Advertisement

Too few antibiotics in pipeline to tackle global drug-resistance crisis, WHO warns

Tuberculosis medication. There are 250,000 deaths a year from drug-resistant TB and only 52% of patients globally are successfully treated.
Tuberculosis medication. There are 250,000 deaths a year from drug-resistant TB and only 52% of patients globally are successfully treated. Photograph: Kevin Frayer/AP

Too few antibiotics are in the pipeline to tackle the global crisis of drug resistance, which is responsible for the rise of almost untreatable infections around the world, the World Health Organisation (WHO) warns.

Among the alarming diseases that are increasing and spreading is multi-drug resistant tuberculosis (TB), which requires treatment lasting between nine and 20 months. There are 250,000 deaths a year from drug-resistant TB and only 52% of patients globally are successfully treated. But only two new antibiotics for the disease have reached the market in 70 years.

The new WHO report, showing the paucity of new antibiotics being developed, lists 12 other pathogens that are serious dangers to health because we are running out of drugs to treat the infections they cause. Acinetobacter baumannii, Pseudomonas aeruginosa and Enterobacteriaceae that have become resistant to the carbapenem class of antibiotic are all on the critical priority list. They are what are known as gram-negative bacteria, capable of causing a range of life-threatening infections such as pneumonia, sepsis and meningitis.

Hospital infections such as C. difficile and MRSA (methicillin-resistant Staphylococcus aureus) are also of major concern. They are a particular danger to patients who are already sick and have fragile immune systems.

“Antimicrobial resistance is a global health emergency that will seriously jeopardise progress in modern medicine,” said Dr Tedros Adhanom Ghebreyesus, director-general of the WHO. “There is an urgent need for more investment in research and development for antibiotic-resistant infections including TB, otherwise we will be forced back to a time when people feared common infections and risked their lives from minor surgery.”

Ed Whiting, director of policy at the Wellcome Trust agreed and said: “There is no doubt of the urgency – the world is running out of effective antibiotics and drug-resistant infections already kill 700,000 people a year globally. We’ve made good progress in getting this on the political agenda. But now, a year on from a major UN agreement, we must see concerted action – to reinvigorate the antibiotic pipeline, ensure responsible use of existing antibiotics, and address this threat across human, animal and environmental health.”

The report’s authors have found 51 new antibiotics and biologicals currently in development that may be able to treat the diseases caused by these resistant bugs. But that will not be anywhere near enough because of the length of time it takes to get drugs approved and onto the market, and because inevitably some of the drugs will not work.

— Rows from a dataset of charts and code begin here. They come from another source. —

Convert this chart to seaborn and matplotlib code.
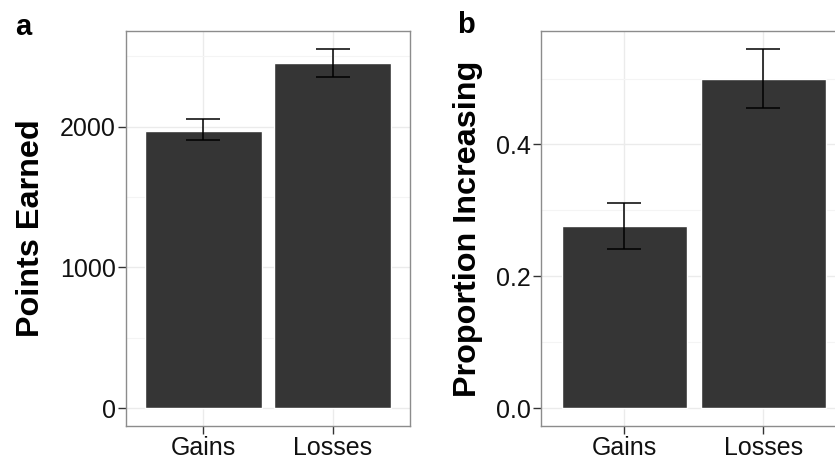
import numpy as np
import pandas as pd
import matplotlib
matplotlib.use("Agg")
import matplotlib.pyplot as plt
from matplotlib.ticker import MultipleLocator
import seaborn as sns

# values
conditions = ["Gains", "Losses"]
points_mean = [1969, 2449]
points_lo = [1901, 2352]
points_hi = [2050, 2551]
prop_mean = [0.276, 0.500]
prop_lo = [0.241, 0.456]
prop_hi = [0.311, 0.545]

sns.set_theme(style="white")
plt.rcParams["font.family"] = ["Liberation Sans", "DejaVu Sans"]

fig = plt.figure(figsize=(8.35, 4.59), dpi=100)
ax_a = fig.add_axes([0.1509, 0.0719, 0.3402, 0.8606])
ax_b = fig.add_axes([0.6479, 0.0719, 0.3661, 0.8606])

bar_color = "#353535"


def panel(ax, means, lo, hi, ylabel, major, label_x):
    df = pd.DataFrame({"cond": conditions, "val": means})
    sns.barplot(data=df, x="cond", y="val", color=bar_color, width=0.9,
                saturation=1, errorbar=None, ax=ax, zorder=2)
    means = np.array(means)
    err = [means - np.array(lo), np.array(hi) - means]
    ax.errorbar(range(len(conditions)), means, yerr=err, fmt="none",
                ecolor="black", elinewidth=1.1, capsize=12.5, capthick=1.1,
                zorder=3)
    top = max(hi) * 1.05
    ax.set_ylim(-max(hi) * 0.05, top)
    ax.set_xlim(-0.6, 1.6)
    ax.yaxis.set_major_locator(MultipleLocator(major))
    ax.yaxis.set_minor_locator(MultipleLocator(major / 2))
    ax.grid(True, which="major", color="#ebebeb", lw=1, zorder=0)
    ax.grid(True, which="minor", axis="y", color="#f4f4f4", lw=0.8, zorder=0)
    ax.set_axisbelow(True)
    for s in ax.spines.values():
        s.set_color("#8c8c8c")
        s.set_linewidth(1)
    ax.tick_params(axis="both", which="major", length=6, width=1,
                   color="#333333", labelsize=18, labelcolor="#111111",
                   left=True, bottom=True, pad=1.5)
    ax.tick_params(axis="y", which="minor", length=0)
    ax.set_xlabel("")
    ax.set_ylabel(ylabel, fontsize=23.3, fontweight="bold", color="black")
    ax.yaxis.set_label_coords(label_x, 0.5)


panel(ax_a, points_mean, points_lo, points_hi, "Points Earned", 1000, -0.282)
panel(ax_b, prop_mean, prop_lo, prop_hi, "Proportion Increasing", 0.2, -0.19)
ax_b.yaxis.set_major_formatter(matplotlib.ticker.FormatStrFormatter("%.1f"))

fig.text(0.018, 0.924, "a", fontsize=21, fontweight="bold", va="baseline",
         color="black")
fig.text(0.547, 0.928, "b", fontsize=21, fontweight="bold", va="baseline",
         color="black")

fig.savefig("out.png", dpi=100)
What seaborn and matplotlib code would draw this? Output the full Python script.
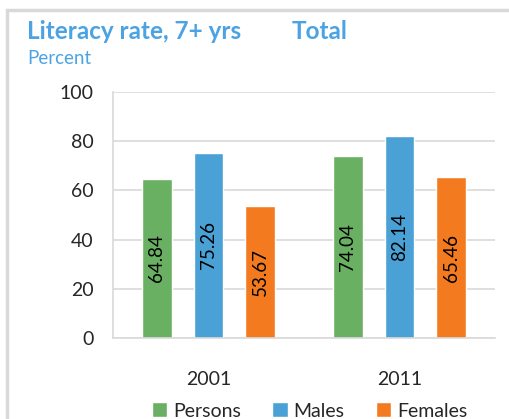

“Given the average success rates and development times in the past, the current pipeline of antibiotics and biologicals could lead to around 10 new approvals over the next five years,” says the report. “However, these new treatments will add little to the already existing arsenal and will not be sufficient to tackle the impending antimicrobial resistance threat.”

More investment is needed in basic science, drug discovery and clinical development, it says, especially for those pathogens on the WHO’s critical priority list. Gram-negative bacteria are getting less research attention because they are harder to find drugs against.

Among all these candidate medicines, only eight are classed by the WHO as innovative treatments that will add value to the current antibiotic treatment arsenal. The rest are just modifications of drugs that already exist and may already be compromised.

“Pharmaceutical companies and researchers must urgently focus on new antibiotics against certain types of extremely serious infections that can kill patients in a matter of days because we have no line of defence,” says Dr Suzanne Hill, director of the department of essential medicines at the WHO which produced the report.

There is serious concern over the spread of first multi-drug-resistant TB and then extremely drug-resistant TB worldwide. Drug-resistant TB has been found all over the globe.
“Research for tuberculosis is seriously underfunded,” said Dr Mario Raviglione, director of the WHO Global TB Programme. “If we are to end TB, more than $800m per year is urgently needed to fund research.”

But new drugs will not be enough, says the WHO. Unless they are sparingly used, resistance will build to the new drugs as well. The WHO says it is working with countries and partners to improve infection prevention and control and to foster appropriate use of existing and future antibiotics. It is also developing guidance for the responsible use of antibiotics in the human, animal and agricultural sectors.